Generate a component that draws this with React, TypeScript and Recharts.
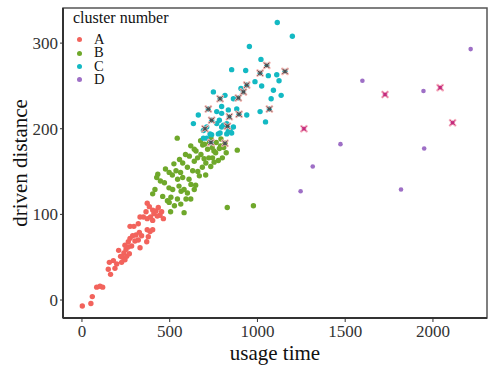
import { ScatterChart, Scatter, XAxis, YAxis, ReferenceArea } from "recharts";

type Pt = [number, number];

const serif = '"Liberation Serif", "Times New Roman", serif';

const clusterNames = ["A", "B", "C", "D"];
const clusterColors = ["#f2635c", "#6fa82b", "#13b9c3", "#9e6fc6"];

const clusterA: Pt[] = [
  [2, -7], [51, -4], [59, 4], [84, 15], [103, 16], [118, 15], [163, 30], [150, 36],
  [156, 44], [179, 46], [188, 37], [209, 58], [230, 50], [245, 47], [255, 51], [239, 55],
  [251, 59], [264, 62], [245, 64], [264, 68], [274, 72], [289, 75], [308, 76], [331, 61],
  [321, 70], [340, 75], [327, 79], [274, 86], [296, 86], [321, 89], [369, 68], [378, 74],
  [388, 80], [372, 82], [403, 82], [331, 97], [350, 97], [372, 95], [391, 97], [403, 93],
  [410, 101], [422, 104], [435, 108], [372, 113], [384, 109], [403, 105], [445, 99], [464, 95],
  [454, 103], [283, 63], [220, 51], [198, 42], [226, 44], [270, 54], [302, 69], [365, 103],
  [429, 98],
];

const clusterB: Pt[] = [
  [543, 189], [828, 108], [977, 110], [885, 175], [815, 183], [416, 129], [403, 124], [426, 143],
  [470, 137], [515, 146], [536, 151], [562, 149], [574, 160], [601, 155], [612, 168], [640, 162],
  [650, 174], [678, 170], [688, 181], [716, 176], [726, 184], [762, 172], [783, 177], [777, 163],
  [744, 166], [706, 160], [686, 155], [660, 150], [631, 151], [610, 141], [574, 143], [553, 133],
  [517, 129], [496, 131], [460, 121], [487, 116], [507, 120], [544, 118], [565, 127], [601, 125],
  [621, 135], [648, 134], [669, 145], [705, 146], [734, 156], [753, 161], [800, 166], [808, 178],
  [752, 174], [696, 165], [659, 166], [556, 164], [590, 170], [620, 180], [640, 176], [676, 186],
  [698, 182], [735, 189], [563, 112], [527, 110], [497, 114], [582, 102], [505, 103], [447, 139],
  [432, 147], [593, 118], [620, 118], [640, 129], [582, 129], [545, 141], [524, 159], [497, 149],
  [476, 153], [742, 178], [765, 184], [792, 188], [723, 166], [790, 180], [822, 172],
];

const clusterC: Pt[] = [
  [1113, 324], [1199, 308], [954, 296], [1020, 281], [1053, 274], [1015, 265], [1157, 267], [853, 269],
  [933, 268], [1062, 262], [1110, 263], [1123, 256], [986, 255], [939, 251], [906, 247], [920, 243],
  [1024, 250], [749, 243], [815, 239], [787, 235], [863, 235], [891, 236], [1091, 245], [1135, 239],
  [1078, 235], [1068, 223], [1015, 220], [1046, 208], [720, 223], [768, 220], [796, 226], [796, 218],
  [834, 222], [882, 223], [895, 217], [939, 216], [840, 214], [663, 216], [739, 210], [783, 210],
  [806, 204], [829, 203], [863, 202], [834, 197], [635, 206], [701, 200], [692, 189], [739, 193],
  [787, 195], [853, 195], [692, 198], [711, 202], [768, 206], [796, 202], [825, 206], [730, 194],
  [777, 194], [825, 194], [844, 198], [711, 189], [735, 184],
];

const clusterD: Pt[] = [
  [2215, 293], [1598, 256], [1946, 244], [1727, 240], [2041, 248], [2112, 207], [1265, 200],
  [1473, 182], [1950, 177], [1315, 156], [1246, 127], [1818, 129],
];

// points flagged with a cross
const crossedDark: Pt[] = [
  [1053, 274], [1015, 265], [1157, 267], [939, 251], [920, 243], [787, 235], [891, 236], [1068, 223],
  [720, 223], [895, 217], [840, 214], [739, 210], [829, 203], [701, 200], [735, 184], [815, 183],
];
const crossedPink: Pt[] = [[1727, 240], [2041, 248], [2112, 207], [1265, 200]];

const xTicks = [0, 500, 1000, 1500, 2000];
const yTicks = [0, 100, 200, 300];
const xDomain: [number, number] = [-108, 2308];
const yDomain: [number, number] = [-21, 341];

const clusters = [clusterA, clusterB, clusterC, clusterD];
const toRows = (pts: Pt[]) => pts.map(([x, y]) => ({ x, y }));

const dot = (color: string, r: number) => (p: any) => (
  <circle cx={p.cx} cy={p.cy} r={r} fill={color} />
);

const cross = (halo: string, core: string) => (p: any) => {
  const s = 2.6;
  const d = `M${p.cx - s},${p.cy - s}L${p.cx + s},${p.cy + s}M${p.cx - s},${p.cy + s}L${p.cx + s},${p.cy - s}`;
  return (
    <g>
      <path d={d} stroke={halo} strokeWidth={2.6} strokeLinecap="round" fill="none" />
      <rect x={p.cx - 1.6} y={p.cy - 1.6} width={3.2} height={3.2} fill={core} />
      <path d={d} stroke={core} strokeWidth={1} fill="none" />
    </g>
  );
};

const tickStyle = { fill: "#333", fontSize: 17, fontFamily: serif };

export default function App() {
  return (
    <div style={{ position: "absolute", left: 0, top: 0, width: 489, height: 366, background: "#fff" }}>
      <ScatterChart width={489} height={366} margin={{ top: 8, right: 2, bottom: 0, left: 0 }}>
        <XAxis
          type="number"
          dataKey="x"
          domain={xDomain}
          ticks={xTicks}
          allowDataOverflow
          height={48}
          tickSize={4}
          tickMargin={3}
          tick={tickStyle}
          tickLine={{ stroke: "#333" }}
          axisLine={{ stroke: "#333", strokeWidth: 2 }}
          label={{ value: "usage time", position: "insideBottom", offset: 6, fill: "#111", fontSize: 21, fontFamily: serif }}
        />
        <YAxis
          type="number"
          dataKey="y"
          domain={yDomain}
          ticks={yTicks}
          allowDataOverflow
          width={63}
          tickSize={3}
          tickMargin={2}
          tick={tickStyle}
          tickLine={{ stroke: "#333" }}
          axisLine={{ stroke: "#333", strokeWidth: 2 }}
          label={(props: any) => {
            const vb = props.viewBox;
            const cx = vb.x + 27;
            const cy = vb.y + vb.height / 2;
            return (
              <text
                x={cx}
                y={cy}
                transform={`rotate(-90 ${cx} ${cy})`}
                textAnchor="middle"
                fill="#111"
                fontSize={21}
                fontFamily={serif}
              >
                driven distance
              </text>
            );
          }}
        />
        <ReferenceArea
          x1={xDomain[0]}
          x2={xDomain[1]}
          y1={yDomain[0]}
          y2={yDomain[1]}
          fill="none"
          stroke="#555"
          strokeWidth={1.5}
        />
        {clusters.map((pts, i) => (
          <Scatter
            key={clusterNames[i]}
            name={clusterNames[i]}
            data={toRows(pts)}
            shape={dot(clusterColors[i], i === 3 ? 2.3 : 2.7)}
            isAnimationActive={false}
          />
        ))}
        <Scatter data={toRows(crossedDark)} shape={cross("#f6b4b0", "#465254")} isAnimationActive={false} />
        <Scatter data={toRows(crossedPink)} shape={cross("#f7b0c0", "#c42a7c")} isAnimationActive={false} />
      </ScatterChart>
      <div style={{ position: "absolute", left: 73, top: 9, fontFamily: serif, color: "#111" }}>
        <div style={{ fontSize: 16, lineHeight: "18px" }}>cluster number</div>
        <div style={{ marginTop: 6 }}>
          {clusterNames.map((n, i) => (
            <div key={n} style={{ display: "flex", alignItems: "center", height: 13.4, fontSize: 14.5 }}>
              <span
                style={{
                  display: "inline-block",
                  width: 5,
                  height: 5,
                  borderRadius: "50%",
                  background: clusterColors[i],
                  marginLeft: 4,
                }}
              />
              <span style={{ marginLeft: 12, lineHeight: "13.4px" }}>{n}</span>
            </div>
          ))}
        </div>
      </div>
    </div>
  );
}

- What the exercise asks -
Transcribe the material as is, with images omitted.

- Result below -
Generate a component that draws this with React, TypeScript and Recharts.
import { ScatterChart, Scatter, XAxis, YAxis, ReferenceArea } from "recharts";

type Pt = [number, number];

const serif = '"Liberation Serif", "Times New Roman", serif';

const clusterNames = ["A", "B", "C", "D"];
const clusterColors = ["#f2635c", "#6fa82b", "#13b9c3", "#9e6fc6"];

const clusterA: Pt[] = [
  [2, -7], [51, -4], [59, 4], [84, 15], [103, 16], [118, 15], [163, 30], [150, 36],
  [156, 44], [179, 46], [188, 37], [209, 58], [230, 50], [245, 47], [255, 51], [239, 55],
  [251, 59], [264, 62], [245, 64], [264, 68], [274, 72], [289, 75], [308, 76], [331, 61],
  [321, 70], [340, 75], [327, 79], [274, 86], [296, 86], [321, 89], [369, 68], [378, 74],
  [388, 80], [372, 82], [403, 82], [331, 97], [350, 97], [372, 95], [391, 97], [403, 93],
  [410, 101], [422, 104], [435, 108], [372, 113], [384, 109], [403, 105], [445, 99], [464, 95],
  [454, 103], [283, 63], [220, 51], [198, 42], [226, 44], [270, 54], [302, 69], [365, 103],
  [429, 98],
];

const clusterB: Pt[] = [
  [543, 189], [828, 108], [977, 110], [885, 175], [815, 183], [416, 129], [403, 124], [426, 143],
  [470, 137], [515, 146], [536, 151], [562, 149], [574, 160], [601, 155], [612, 168], [640, 162],
  [650, 174], [678, 170], [688, 181], [716, 176], [726, 184], [762, 172], [783, 177], [777, 163],
  [744, 166], [706, 160], [686, 155], [660, 150], [631, 151], [610, 141], [574, 143], [553, 133],
  [517, 129], [496, 131], [460, 121], [487, 116], [507, 120], [544, 118], [565, 127], [601, 125],
  [621, 135], [648, 134], [669, 145], [705, 146], [734, 156], [753, 161], [800, 166], [808, 178],
  [752, 174], [696, 165], [659, 166], [556, 164], [590, 170], [620, 180], [640, 176], [676, 186],
  [698, 182], [735, 189], [563, 112], [527, 110], [497, 114], [582, 102], [505, 103], [447, 139],
  [432, 147], [593, 118], [620, 118], [640, 129], [582, 129], [545, 141], [524, 159], [497, 149],
  [476, 153], [742, 178], [765, 184], [792, 188], [723, 166], [790, 180], [822, 172],
];

const clusterC: Pt[] = [
  [1113, 324], [1199, 308], [954, 296], [1020, 281], [1053, 274], [1015, 265], [1157, 267], [853, 269],
  [933, 268], [1062, 262], [1110, 263], [1123, 256], [986, 255], [939, 251], [906, 247], [920, 243],
  [1024, 250], [749, 243], [815, 239], [787, 235], [863, 235], [891, 236], [1091, 245], [1135, 239],
  [1078, 235], [1068, 223], [1015, 220], [1046, 208], [720, 223], [768, 220], [796, 226], [796, 218],
  [834, 222], [882, 223], [895, 217], [939, 216], [840, 214], [663, 216], [739, 210], [783, 210],
  [806, 204], [829, 203], [863, 202], [834, 197], [635, 206], [701, 200], [692, 189], [739, 193],
  [787, 195], [853, 195], [692, 198], [711, 202], [768, 206], [796, 202], [825, 206], [730, 194],
  [777, 194], [825, 194], [844, 198], [711, 189], [735, 184],
];

const clusterD: Pt[] = [
  [2215, 293], [1598, 256], [1946, 244], [1727, 240], [2041, 248], [2112, 207], [1265, 200],
  [1473, 182], [1950, 177], [1315, 156], [1246, 127], [1818, 129],
];

// points flagged with a cross
const crossedDark: Pt[] = [
  [1053, 274], [1015, 265], [1157, 267], [939, 251], [920, 243], [787, 235], [891, 236], [1068, 223],
  [720, 223], [895, 217], [840, 214], [739, 210], [829, 203], [701, 200], [735, 184], [815, 183],
];
const crossedPink: Pt[] = [[1727, 240], [2041, 248], [2112, 207], [1265, 200]];

const xTicks = [0, 500, 1000, 1500, 2000];
const yTicks = [0, 100, 200, 300];
const xDomain: [number, number] = [-108, 2308];
const yDomain: [number, number] = [-21, 341];

const clusters = [clusterA, clusterB, clusterC, clusterD];
const toRows = (pts: Pt[]) => pts.map(([x, y]) => ({ x, y }));

const dot = (color: string, r: number) => (p: any) => (
  <circle cx={p.cx} cy={p.cy} r={r} fill={color} />
);

const cross = (halo: string, core: string) => (p: any) => {
  const s = 2.6;
  const d = `M${p.cx - s},${p.cy - s}L${p.cx + s},${p.cy + s}M${p.cx - s},${p.cy + s}L${p.cx + s},${p.cy - s}`;
  return (
    <g>
      <path d={d} stroke={halo} strokeWidth={2.6} strokeLinecap="round" fill="none" />
      <rect x={p.cx - 1.6} y={p.cy - 1.6} width={3.2} height={3.2} fill={core} />
      <path d={d} stroke={core} strokeWidth={1} fill="none" />
    </g>
  );
};

const tickStyle = { fill: "#333", fontSize: 17, fontFamily: serif };

export default function App() {
  return (
    <div style={{ position: "absolute", left: 0, top: 0, width: 489, height: 366, background: "#fff" }}>
      <ScatterChart width={489} height={366} margin={{ top: 8, right: 2, bottom: 0, left: 0 }}>
        <XAxis
          type="number"
          dataKey="x"
          domain={xDomain}
          ticks={xTicks}
          allowDataOverflow
          height={48}
          tickSize={4}
          tickMargin={3}
          tick={tickStyle}
          tickLine={{ stroke: "#333" }}
          axisLine={{ stroke: "#333", strokeWidth: 2 }}
          label={{ value: "usage time", position: "insideBottom", offset: 6, fill: "#111", fontSize: 21, fontFamily: serif }}
        />
        <YAxis
          type="number"
          dataKey="y"
          domain={yDomain}
          ticks={yTicks}
          allowDataOverflow
          width={63}
          tickSize={3}
          tickMargin={2}
          tick={tickStyle}
          tickLine={{ stroke: "#333" }}
          axisLine={{ stroke: "#333", strokeWidth: 2 }}
          label={(props: any) => {
            const vb = props.viewBox;
            const cx = vb.x + 27;
            const cy = vb.y + vb.height / 2;
            return (
              <text
                x={cx}
                y={cy}
                transform={`rotate(-90 ${cx} ${cy})`}
                textAnchor="middle"
                fill="#111"
                fontSize={21}
                fontFamily={serif}
              >
                driven distance
              </text>
            );
          }}
        />
        <ReferenceArea
          x1={xDomain[0]}
          x2={xDomain[1]}
          y1={yDomain[0]}
          y2={yDomain[1]}
          fill="none"
          stroke="#555"
          strokeWidth={1.5}
        />
        {clusters.map((pts, i) => (
          <Scatter
            key={clusterNames[i]}
            name={clusterNames[i]}
            data={toRows(pts)}
            shape={dot(clusterColors[i], i === 3 ? 2.3 : 2.7)}
            isAnimationActive={false}
          />
        ))}
        <Scatter data={toRows(crossedDark)} shape={cross("#f6b4b0", "#465254")} isAnimationActive={false} />
        <Scatter data={toRows(crossedPink)} shape={cross("#f7b0c0", "#c42a7c")} isAnimationActive={false} />
      </ScatterChart>
      <div style={{ position: "absolute", left: 73, top: 9, fontFamily: serif, color: "#111" }}>
        <div style={{ fontSize: 16, lineHeight: "18px" }}>cluster number</div>
        <div style={{ marginTop: 6 }}>
          {clusterNames.map((n, i) => (
            <div key={n} style={{ display: "flex", alignItems: "center", height: 13.4, fontSize: 14.5 }}>
              <span
                style={{
                  display: "inline-block",
                  width: 5,
                  height: 5,
                  borderRadius: "50%",
                  background: clusterColors[i],
                  marginLeft: 4,
                }}
              />
              <span style={{ marginLeft: 12, lineHeight: "13.4px" }}>{n}</span>
            </div>
          ))}
        </div>
      </div>
    </div>
  );
}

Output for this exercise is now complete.